When presidential power outpaces legislative scrutiny and judicial response.

President Tinubu’s six-month suspension of democratic institutions in Rivers State may have ended, but the questions remain. Was Section 305 stretched beyond its constitutional bounds? Did the National Assembly abdicate its oversight role? And why did the courts allow over forty challenges to languish unheard? The Rivers State episode reveals a troubling dilemma at the heart of Nigerian federalism: how far can presidential power go when state politics collapse?
President Bola Ahmed Tinubu’s announcement that the state of emergency in Rivers State has lapsed is being greeted with relief. But relief should not substitute for reflection. If anything, the past six months raise troubling constitutional, political, and economic questions about the limits of presidential power, the passivity of our legislature, and the silence of the judiciary. Beyond the surface calm, the declaration and its aftermath exposed the fragility of Nigeria’s democratic institutions, the ease with which extraordinary powers can be normalised, and the failure of constitutional safeguards to function as intended. It is important that we examine why this episode should not be allowed to fade into convenient amnesia, but instead serve as a wake-up call for reform, vigilance, and renewed commitment to genuine federalism.
At the heart of the matter is legitimacy. Tinubu invoked Section 305 of the 1999 Constitution (as amended), suspending a duly elected governor, deputy governor, and a sitting legislature. The justification was “total paralysis of governance” and the Supreme Court’s earlier remark that Rivers had “no government.”
But legitimacy in democracy flows from the people, not from expediency. Was the Rivers crisis grave enough to amount to a “breakdown of public order and public safety” within the meaning of Section 305? Or was it a political impasse, however messy, that should have been resolved by constitutional means, judicial pronouncements, impeachment, or fresh elections? By suspending elected officials, the president stepped into the philosophical paradox of “saving democracy by suspending democracy.” This paradox matters because it sets precedent: once constitutional shortcuts are justified on grounds of necessity, future leaders may be tempted to deploy emergency powers not as a last resort but as a political instrument. Legitimacy, therefore, is not only about legality but also about fidelity to the democratic spirit, which demands patience with constitutional processes, however inconvenient they may appear.
The emergency proclamation exposed the fragility of Nigeria’s federalism. Section 305 confers power on the president to act, but it also prescribes strict safeguards: consultation with the Council of State, National Defence Council, and crucially, approval by the National Assembly.

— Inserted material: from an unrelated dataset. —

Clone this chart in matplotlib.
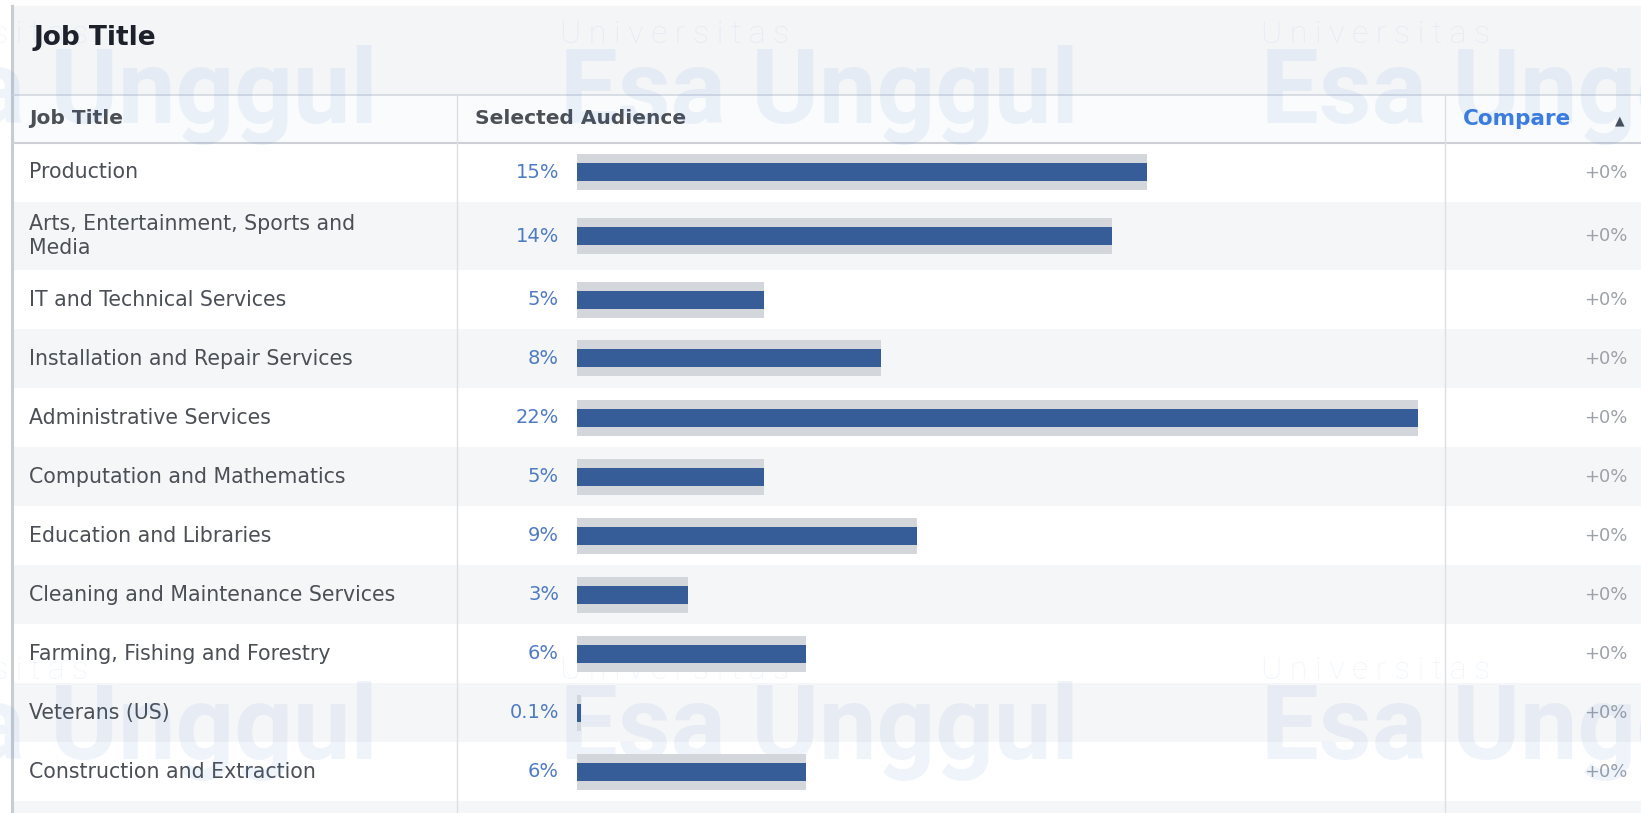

In this case, oversight was perfunctory. The National Assembly adopted the proclamation by voice vote, not by counted votes, a procedure critics argue falls short of the constitutional requirement for transparent, accountable decision-making. The opposition alleged that debate was curtailed, and the chamber rushed into acquiescence. Federalism demands vigilance from the legislature against executive overreach, but here oversight collapsed into endorsement. Worse still, the episode reinforced the perception that the legislature functions more as an extension of the executive than as an independent guardian of constitutional balance.
The controversy deepened as over 40 cases were filed in Abuja, Port Harcourt, and Yenagoa to challenge the proclamation, including one by PDP governors before the Supreme Court. Yet in six months, not a single judgment was delivered. The judiciary, which ought to be the final arbiter of constitutional boundaries, remained in abeyance. Contrast this with A.G. Plateau State v. A.G. Federation (2006), where the Supreme Court swiftly examined the constitutionality of a presidential declaration of emergency. There, the Supreme Court upheld the president’s powers but emphasized that the emergency must be proportionate, necessary, and strictly limited to restoring order, not for political arbitration. Rivers deserved similar urgency; instead, judicial delay became complicity-by-silence and with it, the foundations of federalism were further weakened.
On September 17, 2025, President Bola Ahmed Tinubu issued a formal statement declaring that after six months, the state of emergency in Rivers State would cease effective midnight. He announced that Governor Siminalayi Fubara, Deputy Governor Ngozi Odu, Speaker Martins Amaewhule, and all members of the Rivers State House of Assembly would resume their official duties starting September 18. Tinubu asserted that intelligence indicated a “groundswell of a new spirit of understanding” among all political stakeholders, and stated that whatever justification existed for the emergency no longer warranted its continuation. The proclamation highlights the executive’s belief that the conditions which led to the emergency, governance paralysis, pipeline vandalism, and legislative impasse, had been sufficiently addressed to permit restoration of democratic rule.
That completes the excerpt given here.